Earliest well in 1969

Drilling began in the area in 1969 with the Hamilton Brothers Point Storkersen No. 1 well, drilled to 11,473 feet measured depth. The well tested oil in the Sag River; it flowed 315 barrels per day and 735 bpd from two different depths in the Ivishak Sandstone; it did not test the Kuparuk River formation.

The Hamilton Brothers drilled the 11,200-foot Kuparuk Delta 51-1 well in 1970 in what was then the Kuparuk Delta unit, finding no flowing hydrocarbons in the Kuparuk, Sag River, Shublik and Ivishak, but flowing 2,200 bpd, decreasing to 1,500 bpd, from a lower Brookian “stray sandstone” at a depth of some 7,100 feet.

Conoco drilled the 13,605-foot Kuparuk Delta 51-2 in 1970, with successful tests of oil from the Ivishak Sandstone and Kuparuk River formation, with the Ivishak flowing 695 bpd and 520 bpd from two different depths; there was also flow to the surface from the Kuparuk formation.

Conoco takes over

Conoco took over operation of the unit and it was renamed the Gwydyr Bay unit. While Conoco didn’t drill until 1981, there were additional wells drilled in the area by Mobil and Cities Service.

The Conoco Gwydyr Bay 2A well, a sidetrack from the 11,365-foot Gwydyr Bay 2, flowed 3,000 bpd from the Ivishak and had a stabilized flow of 740 bpd from the Kuparuk River formation.

In 1997, BP Exploration Alaska drilled Pete’s Wicked, identifying some 65 feet of oil pay in the Ivishak on logs; no well tests were conducted.

BP submitted plans for a roadless drill site and a three-well development, but the plans were dropped and the acreage reverted to the state.

BRPC drilled the North Shore No. 1 in 2006-07 and sidetracked the well in 2008, with the sidetrack testing 2,092 bpd from the Ivishak; Sag River tests were inconclusive, but in July 2008 the division determined that the North Shore No. 1 well was “economically and physically capable of producing in paying quantities” under the division’s regulations.

Five exploration blocks

BRPC submitted a five-year initial plan of development that the division said “included plans to delineate all underlying oil or gas reservoirs, bring several isolated reservoirs into production through the proposed North Shore Development Project, and maintain and enhance production once established.”

Five exploration blocks — North Shore, West Shore, Northwest Shore, East Shore and Offshore — are identified in the plan.

Development includes having all permits in place for the North Shore development project by the end of 2010; applying for an initial participating area (area from which production is occurring) by Oct. 1, 2012; and beginning production by Jan. 1, 2013.

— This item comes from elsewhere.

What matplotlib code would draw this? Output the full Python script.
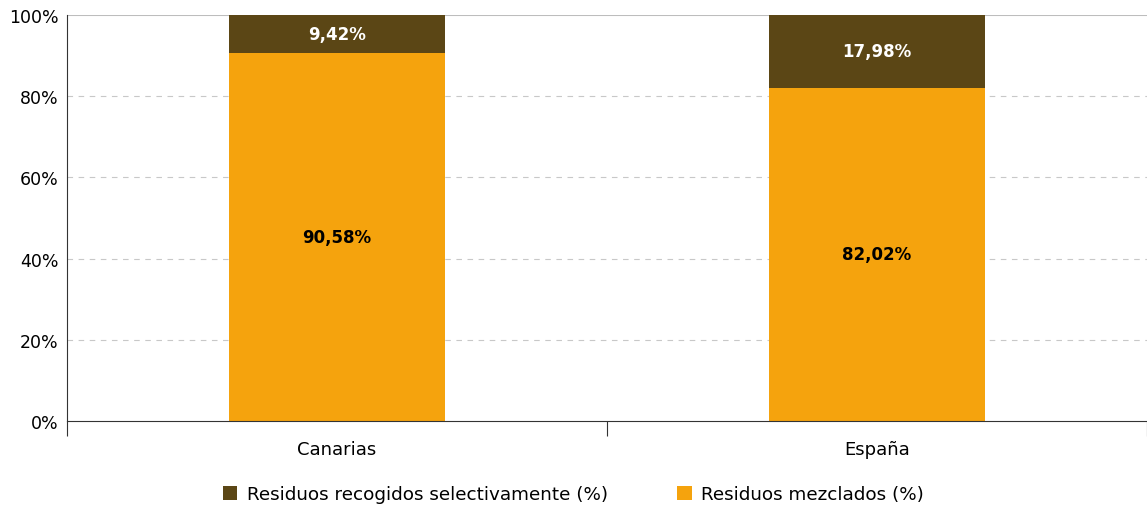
import matplotlib
matplotlib.use("Agg")
import matplotlib.pyplot as plt
from matplotlib.ticker import FuncFormatter

categories = ["Canarias", "España"]
mezclados = [90.58, 82.02]
selectivos = [9.42, 17.98]
labels_mez = ["90,58%", "82,02%"]
labels_sel = ["9,42%", "17,98%"]
yticks = [0, 20, 40, 60, 80, 100]

c_sel = "#5B4615"
c_mez = "#F5A30D"

plt.rcParams['font.family'] = ['DejaVu Sans']
fig = plt.figure(figsize=(11.47, 5.10), dpi=100)
ax = fig.add_axes([67/1147, 88/510, 1 - 67/1147, (422-16)/510])

x = list(range(len(categories)))
ax.bar(x, mezclados, width=0.4, color=c_mez, zorder=2, label="Residuos mezclados (%)")
ax.bar(x, selectivos, width=0.4, bottom=mezclados, color=c_sel, zorder=2,
       label="Residuos recogidos selectivamente (%)")

for i in x:
    ax.text(i, mezclados[i] / 2, labels_mez[i], ha="center", va="center",
            fontsize=12, fontweight="bold", color="black", zorder=3)
    ax.text(i, mezclados[i] + selectivos[i] / 2, labels_sel[i], ha="center", va="center",
            fontsize=12, fontweight="bold", color="white", zorder=3)

ax.set_xlim(-0.5, 1.5)
ax.set_ylim(0, 100)
ax.set_yticks(yticks)
ax.yaxis.set_major_formatter(FuncFormatter(lambda v, p: f"{int(v)}%"))
ax.tick_params(axis="y", length=0, labelsize=12.5, pad=6)
for v in yticks[1:-1]:
    ax.axhline(v, color="#C8C8C8", linestyle=(0, (5, 5)), linewidth=0.8, zorder=1)
ax.axhline(100, color="#BDBDBD", linewidth=1.5, zorder=1)

ax.set_xticks(x)
ax.set_xticklabels(categories, fontsize=13)
ax.tick_params(axis="x", length=0, pad=14)
ax.set_xticks([-0.5, 0.5, 1.5], minor=True)
ax.tick_params(axis="x", which="minor", length=11, width=0.8, color="#333333")

for s in ["top", "right"]:
    ax.spines[s].set_visible(False)
ax.spines["left"].set_color("#333333")
ax.spines["bottom"].set_color("#333333")
ax.spines["left"].set_linewidth(0.8)
ax.spines["bottom"].set_linewidth(0.8)

handles, lbls = ax.get_legend_handles_labels()
leg = fig.legend(handles[::-1], lbls[::-1], loc="center", bbox_to_anchor=(0.5, 15/510),
                 ncol=2, frameon=False, fontsize=13.2, handlelength=0.8, handleheight=0.8,
                 columnspacing=3.8, handletextpad=0.5)

fig.savefig("out.png", dpi=100)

Exploration includes a commitment by Dec. 1, 2010, to drill in one of the five designated exploration blocks; by July 1, 2011, BRPC shall complete the first exploration well; by Dec. 1, 2012, the company will commit to drill a second well within one of the remaining undrilled exploration blocks; and by July 1, 2013, BRPC will complete the second exploration well.

Effective control

The division said no unit will be approved unless the parties to the unit agreement hold “sufficient interest in the unit area to give reasonably effective control.” The application was not signed by all the working interest owners, but the Beechey Point unit agreement was approved by 78.9 percent of the record title owners of the 25 leases, “which is effective control under the unit operating agreements.”

TG World, one of the working interest owners in the leases, and BRPC have been in litigation over alleged contract breaches and TG World objected to formation of the unit.

The division said TG World was concerned that overlapping operating agreements — four operating agreements were submitted with the unit application — would prevent development. The division said it concluded the operating agreements do not prevent unit development because the operating agreements allow for development without 100 percent working interest owner commitment. Those working interest owners who signed the agreement “hold sufficient interest in the unit area to proceed with exploration and development plans,” the division said. The division noted that while it was not the norm, the unit agreement does not preclude multiple operating agreements.

The division said other concerns raised by TG World “were discussed and resolved” in an Aug. 24 meeting between the working interest owners and the division.